Ce texte est celui d’un tract distribué à 5 000 exemplaires à Lyon, et envoyé aux services d’hygiène et à la mairie, ainsi qu’à l’association écologiste «SOS environnement», co-organisatrice de l’«opération» d’anéantissement des rats.
Il a été publié dans le n°1 (1991) des Cahiers antispécistes, et peut aussi se lire sur le site de la revue.
On parle de la dératisation en termes très fonctionnels, d'«Opération sanitaire à périmètre défini», et de «destruction des rongeurs». Qu'est-ce à dire?
Vivent sans doute dans le quartier plusieurs milliers de «rongeurs», de «nuisibles», c'est-à-dire de rats, petits mammifères que l'on ne voit finalement guère, mais qui occupent plus ou moins incognito la ville, comme les humains, les chats et d'autres animaux.
Les rats sont pourvus d'un système nerveux aussi élaboré que les humains, c'est-à-dire qu'ils ressentent la souffrance tout comme la ressentirait un être humain. Or, comment va s'effectuer cette «destruction»? Voilà un extrait de l'Encyclopédie de l'hygiène alimentaire de J. Lederer: «Les anticoagulants (...) provoquent des hémorragies internes rapidement mortelles. (...) Un grand inconvénient de ce produit est le long délai (24 à 48 heures) entre l'ingestion du produit et la mort de l'animal.» Rapidement? Une heure ou deux d'agonie, ou un ou deux jours?
En tout cas pour «améliorer le niveau de salubrité» et «la qualité d'environnement» du quartier, des milliers de rats vont être amenés à se tordre de souffrance un bon moment, à mourir dans des conditions effroyables. Car c'est bien de cela qu'il s'agit.
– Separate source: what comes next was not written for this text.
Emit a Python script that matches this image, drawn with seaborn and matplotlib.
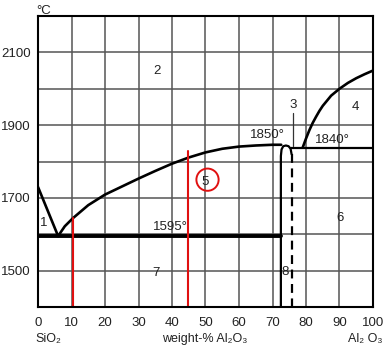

Lorsque rentrent en ligne de compte des intérêts humains, aussi minimes soient-ils, les animaux ne sauraient compter d'aucune façon. Pour une salubrité qui semble si importante, on projette et réalise la souffrance atroce de milliers d'êtres. Mais attention, peu importe, cette souffrance n'est pas une souffrance sociale, elle ne dispose pas de circuits sociaux qui la relaieraient, et dès lors, elle ne sera ni vue, ni entendue, ni sentie: elle n'existera pas, pour tout dire, balayée de nos circuits de résonance sensible.
Se pose-t-on le problème de la «salubrité»? En Finlande, pour éviter la prolifération des rats, des gens ont lancé avec l'appui du Ministère de l'Agriculture une campagne de contraception par voie orale, campagne indolore et non meurtrière. Mais qui, en France, se pose ce genre de problème? Qui voudrait, si petitement soit-il, considérer aussi la souffrance d'animaux autres que de compagnie?
(En passant, il a été d'ailleurs omis de conseiller chacun de tenir enfermés les chats et les chiens qui pourraient manger des rats malades).
Par refus de ces souffrances, j'en appelle à ceux qui se sentent concernés par ces mises à mort planifiées en tortures: pour enlever le raticide dans les parties communes des caves, le mettre dans des sacs plastiques et le rendre à son propriétaire, la mairie (l'opération dure du 17 juin au 12 juillet).